Recuerdo lo que me pasó un día (con diecisiete años) en un centro de Murcia donde residí. Cinco minutos antes de comer, estaba tocando la guitarra esperando a que se abriera la puerta del comedor. En esto que, acompañado por el director del centro, entró “el de San Miguel”, y yo, ensimismado en la canción que me parecía genial, no me levanté sino que me limité a saludar con la cabeza, esperando que les gustara lo que estaba interpretando. En la tertulia que siguió a la comida recibimos el “paquetón” más grande que he oído sobre la falta de tono espiritual que se respiraba en la casa, todo basado en que ni siquiera la gente se levantaba del sillón y prefería quedarse tocando la guitarra cuando entraba un director. A mí se me cayó el alma a los pies. Ahora, parece que no es necesario levantarse cuando entra un director en la habitación pero, si el asunto de levantarse o no, no es ya tan importante, ¿a qué cuento vino el “paquete” que nos endosó ese desgraciado amargándonos el día? No, así no se tiene la sensación de estar en una familia. Pero, insisto, creo que el, problema son las personas no la institución. Conozco muchas de ellas que si que actúan como padres, como hermanos y madres.

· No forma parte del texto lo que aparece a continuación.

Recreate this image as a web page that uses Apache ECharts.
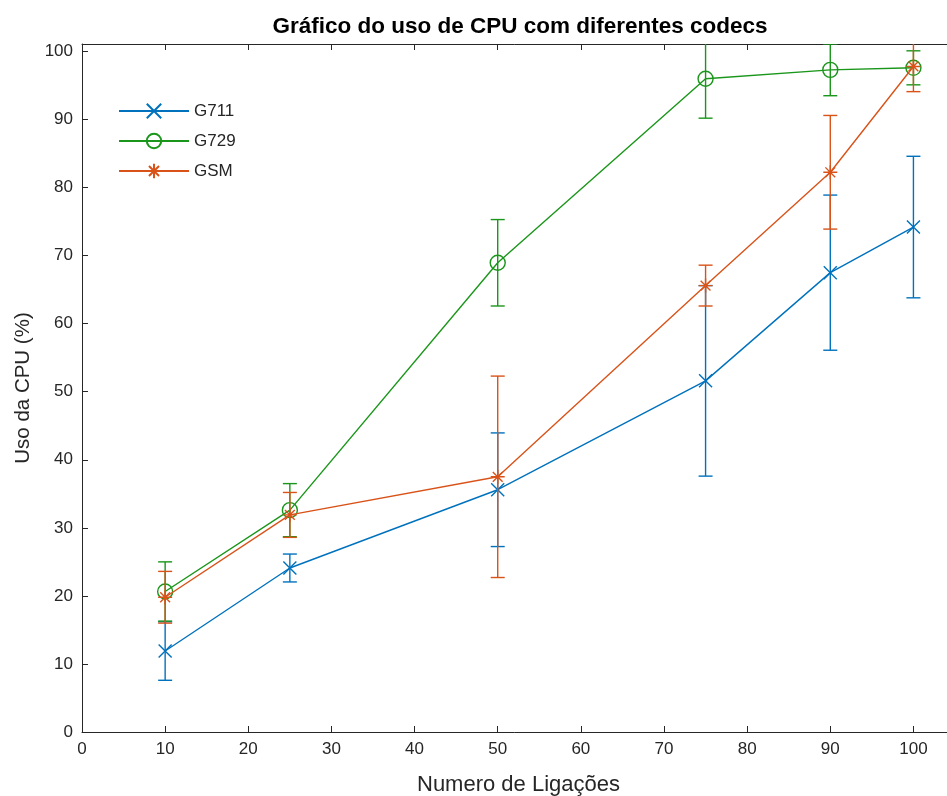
<!DOCTYPE html>
<html>
<head>
<meta charset="utf-8">
<script src="https://cdn.jsdelivr.net/npm/echarts@6/dist/echarts.min.js"></script>
<style>
  html, body { margin: 0; padding: 0; background: #fff; }
  #chart { width: 947px; height: 796px; }
</style>
</head>
<body>
<div id="chart"></div>
<script>
// numero de ligacoes
const calls = [10, 25, 50, 75, 90, 100];

// uso da CPU (%) e erro (+/-) por codec
const g711Mean = [11.9, 24.1, 35.6, 51.6, 67.5, 74.2];
const g711Err = [4.3, 2.05, 8.35, 14.0, 11.4, 10.4];
const g729Mean = [20.65, 32.6, 68.95, 96.0, 97.3, 97.6];
const g729Err = [4.35, 3.9, 6.35, 5.8, 3.8, 2.5];
const gsmMean = [19.8, 31.9, 37.5, 65.6, 82.25, 97.8];
const gsmErr = [3.8, 3.3, 14.8, 3.0, 8.35, 3.7];

const xTicks = [0, 10, 20, 30, 40, 50, 60, 70, 80, 90, 100];
const yTicks = [0, 10, 20, 30, 40, 50, 60, 70, 80, 90, 100];

const FONT = "'Liberation Sans', Arial, Helvetica, sans-serif";
const AXIS_COLOR = "#262626";
const BLUE = "#0072BD";
const GREEN = "#1a961a";
const ORANGE = "#D95319";

const chart = echarts.init(document.getElementById("chart"));

function errorBars(name, means, errs, color, z) {
  return {
    type: "custom",
    name: name + " erro",
    xAxisIndex: 0,
    yAxisIndex: 0,
    z: z,
    clip: true,
    silent: true,
    data: calls.map((x, i) => [x, means[i] - errs[i], means[i] + errs[i]]),
    renderItem: (params, api) => {
      const lo = api.coord([api.value(0), api.value(1)]);
      const hi = api.coord([api.value(0), api.value(2)]);
      const w = 7; // meia largura da barra de erro
      const style = { stroke: color, lineWidth: 1.4, fill: null };
      return {
        type: "group",
        children: [
          { type: "line", shape: { x1: lo[0], y1: lo[1], x2: hi[0], y2: hi[1] }, style: style },
          { type: "line", shape: { x1: lo[0] - w, y1: lo[1], x2: lo[0] + w, y2: lo[1] }, style: style },
          { type: "line", shape: { x1: hi[0] - w, y1: hi[1], x2: hi[0] + w, y2: hi[1] }, style: style },
        ],
      };
    },
  };
}

function lineSeries(name, means, color, symbol, size, z) {
  return {
    type: "line",
    name: name,
    xAxisIndex: 0,
    yAxisIndex: 0,
    z: z,
    clip: true,
    color: color,
    data: calls.map((x, i) => [x, means[i]]),
    symbol: symbol,
    symbolSize: size,
    showAllSymbol: true,
    lineStyle: { color: color, width: 1.4 },
    itemStyle: { color: "rgba(0,0,0,0)", borderColor: color, borderWidth: 1.4 },
    emphasis: { disabled: true },
  };
}

chart.setOption({
  animation: false,
  backgroundColor: "#fff",
  textStyle: { fontFamily: FONT },
  title: {
    text: "Gráfico do uso de CPU com diferentes codecs",
    left: 520,
    top: 15,
    padding: 0,
    textAlign: "center",
    textStyle: { fontFamily: FONT, fontSize: 22.5, fontWeight: "bold", color: "#000" },
  },
  legend: {
    orient: "vertical",
    left: 118,
    top: 102,
    itemWidth: 70,
    itemHeight: 18,
    itemGap: 12,
    padding: 0,
    data: ["G711", "G729", "GSM"],
    textStyle: { fontFamily: FONT, fontSize: 17, color: AXIS_COLOR, lineHeight: 18 },
  },
  grid: { left: 82, right: -8, top: 44, bottom: 64, outerBoundsMode: "none", containLabel: false },
  xAxis: [
    {
      type: "value",
      min: 0,
      max: 105,
      interval: 10,
      name: "Numero de Ligações",
      nameLocation: "middle",
      nameGap: 42,
      nameTextStyle: { fontFamily: FONT, fontSize: 22, color: AXIS_COLOR },
      splitLine: { show: false },
      axisLine: { onZero: false, lineStyle: { color: AXIS_COLOR, width: 1 } },
      axisTick: { inside: true, length: 6, customValues: xTicks, lineStyle: { color: AXIS_COLOR } },
      axisLabel: { customValues: xTicks, margin: 9, fontFamily: FONT, fontSize: 17, color: AXIS_COLOR },
    },
    {
      type: "value",
      position: "top",
      min: 0,
      max: 105,
      interval: 10,
      splitLine: { show: false },
      axisLine: { onZero: false, lineStyle: { color: AXIS_COLOR, width: 1 } },
      axisTick: { inside: true, length: 6, customValues: xTicks, lineStyle: { color: AXIS_COLOR } },
      axisLabel: { show: false },
    },
  ],
  yAxis: {
    type: "value",
    min: 0,
    max: 101.1,
    interval: 10,
    name: "Uso da CPU (%)",
    nameLocation: "middle",
    nameGap: 45,
    nameTextStyle: { fontFamily: FONT, fontSize: 20.5, color: AXIS_COLOR },
    splitLine: { show: false },
    axisLine: { show: true, onZero: false, lineStyle: { color: AXIS_COLOR, width: 1 } },
    axisTick: { show: true, inside: true, length: 6, customValues: yTicks, lineStyle: { color: AXIS_COLOR } },
    axisLabel: { customValues: yTicks, margin: 9, fontFamily: FONT, fontSize: 17, color: AXIS_COLOR },
  },
  series: [
    errorBars("G711", g711Mean, g711Err, BLUE, 2),
    lineSeries("G711", g711Mean, BLUE, "path://M0,0L10,10M10,0L0,10", 13, 3),
    errorBars("G729", g729Mean, g729Err, GREEN, 4),
    lineSeries("G729", g729Mean, GREEN, "circle", 15, 5),
    errorBars("GSM", gsmMean, gsmErr, ORANGE, 6),
    lineSeries("GSM", gsmMean, ORANGE, "path://M5,0L5,10M0,5L10,5M1.5,1.5L8.5,8.5M8.5,1.5L1.5,8.5", 14, 7),
  ],
});
</script>
</body>
</html>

Si la Iglesia, que es de institución divina necesitó de una reforma (la contrarreforma) ¿porqué es tan impensable la reforma de la obra? ¿Por la fidelidad al espíritu del fundador? La Iglesia Católica sigue siendo fiel al espíritu de su Fundador pero cambia con los tiempos y adapta las maneras y las formas. Creo que la obra así lo está también haciendo, pero a un paso tan imperceptible que no nos damos cuenta. Estoy seguro que el prelado sabe y se da cuenta de muchas de las cosas que aquí se hablan. Pero las cosas llevan su tiempo. Esperemos que así sea. Y si no, ¿qué les importa a muchos de los que aquí escribe y leen?